If you think catching is a tough job these days, just consider how imposing it was in the Deacon White era.
In the late 1800s, White was a standout catcher at a time when catchers did not use any equipment and were positioned much farther from the pitcher than is the case in modern-day baseball. Nevertheless, White had a flair for receiving pitches and throwing out runners on the bases.
Considered one of the best barehanded catchers of all time, White had a career batting average of .303 with 1,619 hits and 756 RBIs. That all-around excellence has lifted White to Hall of Fame consideration. White has a shot to join the Hall's Class of 2009 by way of the Veterans Committee ballot. Any players receiving at least 75 percent of the vote from the Veterans Committee, which consists of the 64 living Hall of Famers, will be enshrined in Cooperstown.
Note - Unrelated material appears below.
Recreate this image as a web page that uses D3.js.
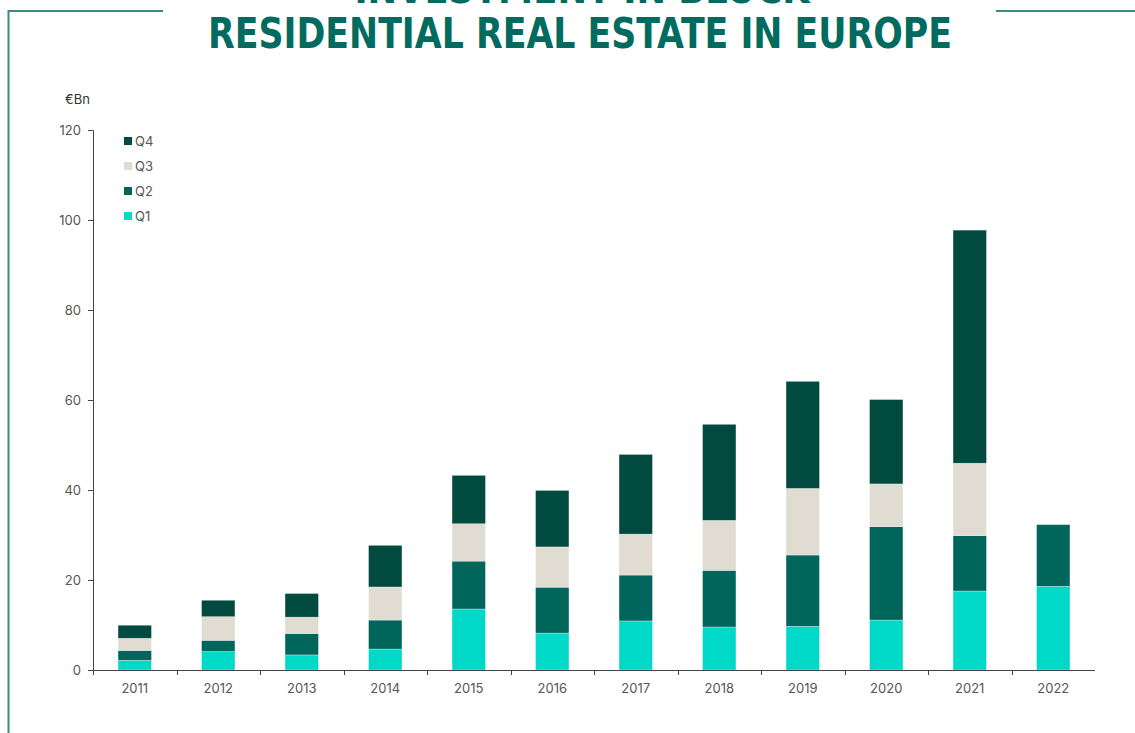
<!DOCTYPE html>
<html>
<head>
<meta charset="utf-8">
<script src="https://cdn.jsdelivr.net/npm/d3@7"></script>
<style>
  body { margin: 0; background: #fff; }
  svg { display: block; font-family: Inter, "Open Sans", sans-serif; }
</style>
</head>
<body>
<div id="chart"></div>
<script>
var width = 1135;
var height = 733;

// data, €Bn per quarter
var years = ["2011", "2012", "2013", "2014", "2015", "2016", "2017", "2018", "2019", "2020", "2021", "2022"];
var q1 = [2.15, 4.1, 3.35, 4.65, 13.55, 8.2, 10.9, 9.55, 9.7, 11.1, 17.55, 18.6];
var q2 = [2.2, 2.5, 4.75, 6.45, 10.65, 10.2, 10.2, 12.6, 15.85, 20.75, 12.3, 13.7];
var q3 = [2.7, 5.25, 3.65, 7.35, 8.3, 8.95, 9.1, 11.1, 14.8, 9.5, 16.1, 0];
var q4 = [2.9, 3.65, 5.25, 9.25, 10.75, 12.55, 17.7, 21.35, 23.8, 18.75, 51.8, 0];
var quarters = ["Q1", "Q2", "Q3", "Q4"];
var colors = ["#00d8c8", "#00665c", "#e0dcd2", "#004a40"];
var yTicks = [0, 20, 40, 60, 80, 100, 120];

var rows = years.map(function(y, i) {
  return { year: y, Q1: q1[i], Q2: q2[i], Q3: q3[i], Q4: q4[i] };
});
var series = d3.stack().keys(quarters)(rows);

var svg = d3.select("#chart")
  .append("svg")
  .attr("width", width)
  .attr("height", height);

// frame lines around the title
var frameColor = "#3a8c80";
svg.append("path")
  .attr("d", "M8.5,733 V11 H163")
  .attr("fill", "none")
  .attr("stroke", frameColor)
  .attr("stroke-width", 2);
svg.append("line")
  .attr("x1", 996).attr("x2", 1135)
  .attr("y1", 11).attr("y2", 11)
  .attr("stroke", frameColor)
  .attr("stroke-width", 2);

// title (first line cut off at top)
var titleColor = "#006b5e";
svg.append("text")
  .attr("x", 582).attr("y", 3)
  .attr("text-anchor", "middle")
  .attr("font-family", "'DejaVu Sans Condensed', 'DejaVu Sans', sans-serif")
  .attr("font-weight", "bold")
  .attr("font-size", 42)
  .attr("fill", titleColor)
  .attr("textLength", 455)
  .attr("lengthAdjust", "spacingAndGlyphs")
  .text("INVESTMENT IN BLOCK");
svg.append("text")
  .attr("x", 580).attr("y", 48)
  .attr("text-anchor", "middle")
  .attr("font-family", "'DejaVu Sans Condensed', 'DejaVu Sans', sans-serif")
  .attr("font-weight", "bold")
  .attr("font-size", 42)
  .attr("fill", titleColor)
  .attr("textLength", 744)
  .attr("lengthAdjust", "spacingAndGlyphs")
  .text("RESIDENTIAL REAL ESTATE IN EUROPE");

var x = d3.scaleBand()
  .domain(years)
  .range([93, 1095])
  .paddingInner(0.6)
  .paddingOuter(0.3);

var y = d3.scaleLinear()
  .domain([0, 120])
  .range([670, 130]);

// bars
svg.append("g")
  .selectAll("g")
  .data(series)
  .enter()
  .append("g")
  .attr("fill", function(d, i) { return colors[i]; })
  .selectAll("rect")
  .data(function(d) { return d; })
  .enter()
  .append("rect")
  .attr("x", function(d) { return x(d.data.year); })
  .attr("y", function(d) { return y(d[1]); })
  .attr("width", x.bandwidth())
  .attr("height", function(d) { return y(d[0]) - y(d[1]); })
  .attr("stroke", "rgba(255,255,255,0.5)")
  .attr("stroke-width", 0.6);

var axisColor = "#444";
var labelColor = "#555";

// y axis
var yAxis = svg.append("g")
  .attr("transform", "translate(93,0)")
  .call(d3.axisLeft(y).tickValues(yTicks).tickSize(5).tickPadding(7));
yAxis.select(".domain").attr("stroke", axisColor);
yAxis.selectAll(".tick line").attr("stroke", axisColor);
yAxis.selectAll("text")
  .attr("fill", labelColor)
  .attr("font-size", 13)
  .attr("font-family", "Inter, 'Open Sans', sans-serif");

// x axis: ticks at band boundaries
var step = x.step();
var boundaries = years.map(function(yr, i) { return 93 + i * step; });
var xAxisG = svg.append("g");
xAxisG.append("line")
  .attr("x1", 93).attr("x2", 1095)
  .attr("y1", 670.5).attr("y2", 670.5)
  .attr("stroke", axisColor);
xAxisG.selectAll(".xt")
  .data(boundaries)
  .enter()
  .append("line")
  .attr("x1", function(d) { return Math.round(d) + 0.5; })
  .attr("x2", function(d) { return Math.round(d) + 0.5; })
  .attr("y1", 670).attr("y2", 675)
  .attr("stroke", axisColor);
xAxisG.selectAll(".xl")
  .data(years)
  .enter()
  .append("text")
  .attr("x", function(d) { return x(d) + x.bandwidth() / 2; })
  .attr("y", 693)
  .attr("text-anchor", "middle")
  .attr("fill", labelColor)
  .attr("font-size", 13)
  .text(function(d) { return d; });

// unit label
svg.append("text")
  .attr("x", 65).attr("y", 104)
  .attr("fill", "#333")
  .attr("font-size", 13)
  .text("€Bn");

// legend, Q4 on top
var legendKeys = quarters.slice().reverse();
var legend = svg.append("g")
  .selectAll("g")
  .data(legendKeys)
  .enter()
  .append("g")
  .attr("transform", function(d, i) { return "translate(124," + (137 + i * 25) + ")"; });
legend.append("rect")
  .attr("width", 8).attr("height", 8)
  .attr("fill", function(d) { return colors[quarters.indexOf(d)]; });
legend.append("text")
  .attr("x", 11).attr("y", 9)
  .attr("fill", labelColor)
  .attr("font-size", 13)
  .text(function(d) { return d; });
</script>
</body>
</html>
Results of the Veterans Committee vote will be announced on Dec. 8 from baseball's Winter Meetings in Las Vegas.
The other members of the pre-1943 Veterans Committee final ballot are Bill Dahlen, Wes Ferrell, Joe Gordon, Sherry Magee, Carl Mays, Allie Reynolds, Vern Stephens, Mickey Vernon and Bucky Walters.
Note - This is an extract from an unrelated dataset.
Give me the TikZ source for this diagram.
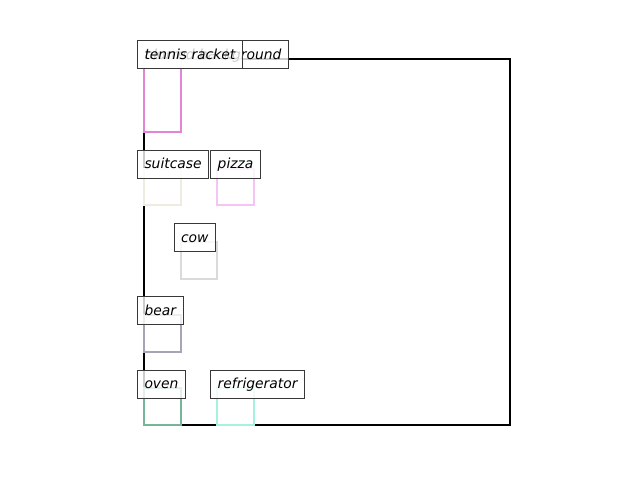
\documentclass[tikz,border=0pt]{standalone}
\usepackage{fontspec}
\setmainfont{DejaVu Sans}
\begin{document}
\begin{tikzpicture}[x=0.75pt,y=-0.75pt]
\definecolor{cracket}{RGB}{227,133,214}
\definecolor{csuitcase}{RGB}{238,236,222}
\definecolor{cpizza}{RGB}{245,196,245}
\definecolor{ccow}{RGB}{218,218,218}
\definecolor{cbear}{RGB}{165,165,180}
\definecolor{coven}{RGB}{118,182,152}
\definecolor{cfridge}{RGB}{166,242,224}
\tikzset{
  objbox/.style={line width=1.5pt},
  lbl/.style={anchor=base west, draw=black!78, line width=0.75pt, fill=white, fill opacity=0.8, text opacity=1,
    inner xsep=5.25pt, inner ysep=0pt, text height=13.8pt, text depth=7.2pt,
    font=\fontsize{10.4}{12}\selectfont\itshape}
}
\useasboundingbox (0,0) rectangle (640,480);
% background frame
\draw[objbox, black] (144,59) rectangle (510,425);
% object boxes
\draw[objbox, cracket] (144,59) rectangle (180.6,132.2);
\draw[objbox, csuitcase] (144,168.8) rectangle (180.6,205.4);
\draw[objbox, cpizza] (217.2,168.8) rectangle (253.8,205.4);
\draw[objbox, ccow] (180.6,242) rectangle (217.2,278.6);
\draw[objbox, cbear] (144,315.2) rectangle (180.6,351.8);
\draw[objbox, coven] (144,388.4) rectangle (180.6,425);
\draw[objbox, cfridge] (217.2,388.4) rectangle (253.8,425);
% labels
\node[lbl] (lbg) at (137,59) {blurred background};
\node[lbl] (lracket) at (137,59) {tennis racket};
\node[lbl] (lsuitcase) at (137,168.8) {suitcase};
\node[lbl] (lpizza) at (210.2,168.8) {pizza};
\node[lbl] (lcow) at (173.6,242) {cow};
\node[lbl] (lbear) at (137,315.2) {bear};
\node[lbl] (loven) at (137,388.4) {oven};
\node[lbl] (lfridge) at (210.2,388.4) {refrigerator};
\end{tikzpicture}
\end{document}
White played 20 seasons in the big leagues with nine different teams from 1871-1890. He was the first player to be named Most Valuable Player, earning that honor in 1875, when he hit .367 and his Boston Red Stockings went 71-8.
White, who died at 91 in 1939, played until he was 42 and was the oldest player in his league for his last four seasons. He led his league in batting average twice and in RBIs three times.
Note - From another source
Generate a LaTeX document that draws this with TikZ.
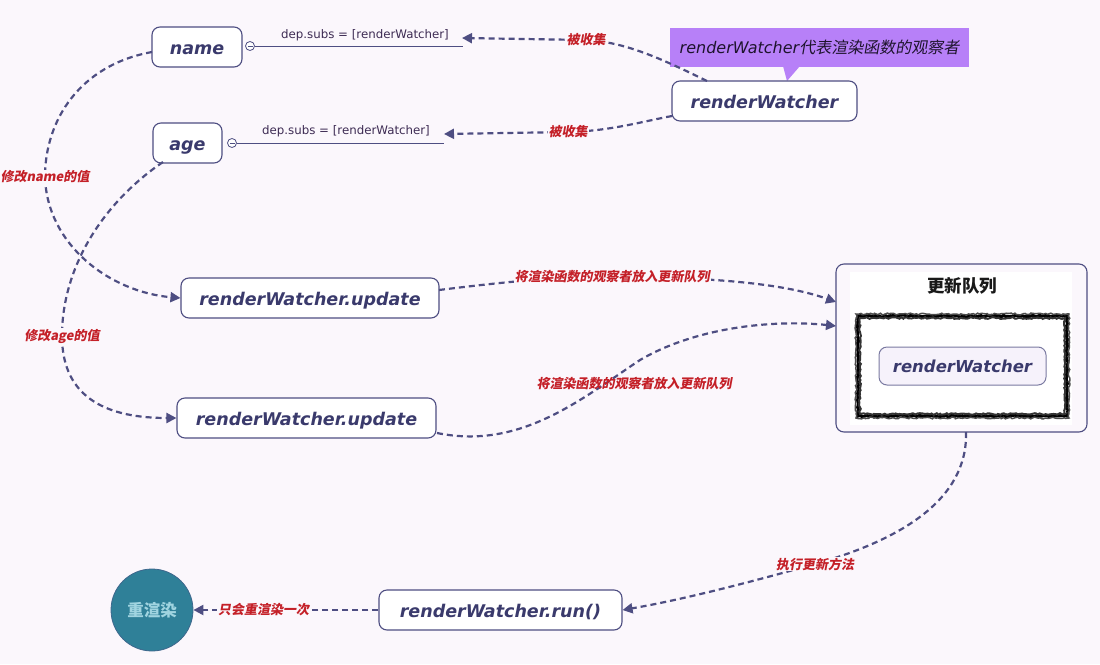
\documentclass[tikz,border=0pt]{standalone}
\usepackage{fontspec}
\setmainfont{DejaVu Sans}
\newfontfamily\cjk{Noto Sans CJK SC}
\newfontfamily\cjksl[FakeSlant=0.18]{Noto Sans CJK SC}
\usetikzlibrary{arrows.meta,decorations.pathmorphing}
\definecolor{bg}{RGB}{251,247,252}
\definecolor{ln}{RGB}{78,78,130}
\definecolor{tx}{RGB}{58,58,108}
\definecolor{deptx}{RGB}{62,44,84}
\definecolor{lbl}{RGB}{196,32,40}
\definecolor{callout}{RGB}{183,128,248}
\definecolor{circfill}{RGB}{47,128,152}
\definecolor{circtext}{RGB}{160,212,224}
\definecolor{innerfill}{RGB}{246,242,251}
\tikzset{
  box/.style={draw=ln, line width=1.1pt, rounded corners=8pt, fill=white, text=tx,
    font=\bfseries\itshape\fontsize{17.5}{21}\selectfont, minimum height=40pt, inner sep=0pt,
    text height=16pt, text depth=2pt},
  conn/.style={draw=ln, line width=2.2pt, dash pattern=on 6pt off 4pt,
    -{Triangle[length=10pt,width=10pt]}},
  lab/.style={fill=bg, text=lbl, inner sep=1pt, font=\cjksl\bfseries\fontsize{13}{15}\selectfont},
  dep/.style={text=deptx, font=\fontsize{11.8}{14}\selectfont},
  knob/.style={circle, draw=ln, fill=white, minimum size=9pt, inner sep=0pt, line width=0.8pt},
  sketch/.style={draw=black, decorate, decoration={random steps, segment length=2pt, amplitude=0.9pt}},
}
\begin{document}
\begin{tikzpicture}[x=1pt,y=-1pt]
\useasboundingbox (0,0) rectangle (1100,664);
\fill[bg] (0,0) rectangle (1100,664);

% callout
\fill[callout] (783,66) -- (800,66) -- (787,81) -- cycle;
\node[fill=callout, minimum width=299pt, minimum height=39pt, inner sep=0pt, text={rgb,255:red,30;green,20;blue,45},
  font=\fontsize{16}{20}\selectfont] (co) at (819.5,47.5) {\itshape renderWatcher\cjksl 代表渲染函数的观察者};

% main nodes
\node[box, minimum width=90pt] (name) at (197,47) {name};
\node[box, minimum width=69pt] (age) at (187.5,143) {age};
\node[box, minimum width=185pt] (rw) at (764.5,101) {renderWatcher};
\node[box, minimum width=258pt] (up1) at (310,298) {renderWatcher.update};
\node[box, minimum width=259pt] (up2) at (306.5,418) {renderWatcher.update};
\node[box, minimum width=243pt] (run) at (500.5,610) {renderWatcher.run()};
\node[circle, fill=circfill, draw=ln!50!circfill, line width=0.8pt, minimum size=82pt, inner sep=0pt, text=circtext,
  font=\cjk\bfseries\fontsize{16.5}{18}\selectfont] (re) at (152,610) {重渲染};

% queue
\node[draw=ln, line width=1.1pt, rounded corners=8pt, fill=bg, minimum width=251pt, minimum height=168pt, inner sep=0pt] (queue) at (961.5,348) {};
\fill[white] (850,272) rectangle (1072,425);
\node[text=black!90, font=\cjk\bfseries\fontsize{17.5}{20}\selectfont] (qt) at (962,286) {更新队列};
\draw[sketch, line width=3pt] (858,316) rectangle (1067,416);
\draw[sketch, line width=2pt, black!80] (860,318) rectangle (1065,414);
\draw[sketch, line width=1.5pt, black!70] (856,314) rectangle (1069,418);
\node[draw=ln!75, line width=1pt, rounded corners=8pt, fill=innerfill, minimum width=167pt, minimum height=38pt, inner sep=0pt,
  text height=15pt, text depth=2pt,
  text=tx, font=\bfseries\itshape\fontsize{16.5}{20}\selectfont] (qrw) at (962.5,366) {renderWatcher};

% dep lines
\node[knob] (k1) at (250,46) {};
\draw[ln, line width=0.6pt] (247.5,46) -- (252.5,46);
\coordinate (e1) at (463,46);
\draw[ln, line width=1pt] (k1) -- (e1);
\node[dep] (d1) at (365,35) {dep.subs = [renderWatcher]};

\node[knob] (k2) at (232,143) {};
\draw[ln, line width=0.6pt] (229.5,143) -- (234.5,143);
\coordinate (e2) at (444,143);
\draw[ln, line width=1pt] (k2) -- (e2);
\node[dep] (d2) at (346,131) {dep.subs = [renderWatcher]};

% connectors
\coordinate (s1) at (707,81);
\coordinate (t1) at (462,38);
\draw[conn] (s1) .. controls (660,58) and (625,42) .. (586,40) node[lab] {被收集} -- (t1);

\coordinate (s2) at (672,116);
\coordinate (t2) at (444,134);
\draw[conn] (s2) .. controls (640,122) and (610,131) .. (568,132) node[lab] {被收集} -- (t2);

\coordinate (sn) at (152,52);
\draw[conn] (sn) .. controls (80,65) and (45,120) .. (45,177) node[lab] {修改name的值}
  .. controls (47,245) and (110,292) .. (up1.west);

\coordinate (sa) at (163,162);
\draw[conn] (sa) .. controls (100,205) and (62,270) .. (62,336) node[lab] {修改age的值}
  .. controls (62,400) and (110,418) .. (up2.west);

\coordinate (s3) at (439,290);
\coordinate (q1) at (836,302);
\draw[conn] (s3) .. controls (520,280) and (560,277) .. (612,277) node[lab] {将渲染函数的观察者放入更新队列}
  .. controls (700,277) and (780,282) .. (q1);

\coordinate (s4) at (437,433);
\coordinate (q2) at (836,326);
\draw[conn] (s4) .. controls (520,450) and (580,400) .. (640,360)
  node[lab, fill=none, anchor=north, xshift=-6pt, yshift=-15pt] {将渲染函数的观察者放入更新队列}
  .. controls (700,325) and (780,320) .. (q2);

\coordinate (sq) at (966,432);
\draw[conn] (sq) .. controls (968,500) and (900,540) .. (815,564) node[lab] {执行更新方法}
  .. controls (740,585) and (680,600) .. (run.east);

\draw[conn] (run.west) -- node[lab, pos=0.62] {只会重渲染一次} (re.east);
\end{tikzpicture}
\end{document}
In the second half of his career, White came out from behind the plate and showcased his defensive skills as a premier third baseman. At one time or another over his two-decade stint in the big leagues, White played all nine positions.
White had the distinction of collecting the first hit in baseball's first fully professional league. Playing for Forest City of Cleveland, he stroked a double off Bobby Mathews of the Fort Wayne Kekiongas in the first inning of the first game in National Association history on May 4, 1871.
White played with many of the legendary characters of 19th century professional baseball and never took a backseat when it came to production.
Catchers have to be rugged performers these days, but in White's era, that was particularly true.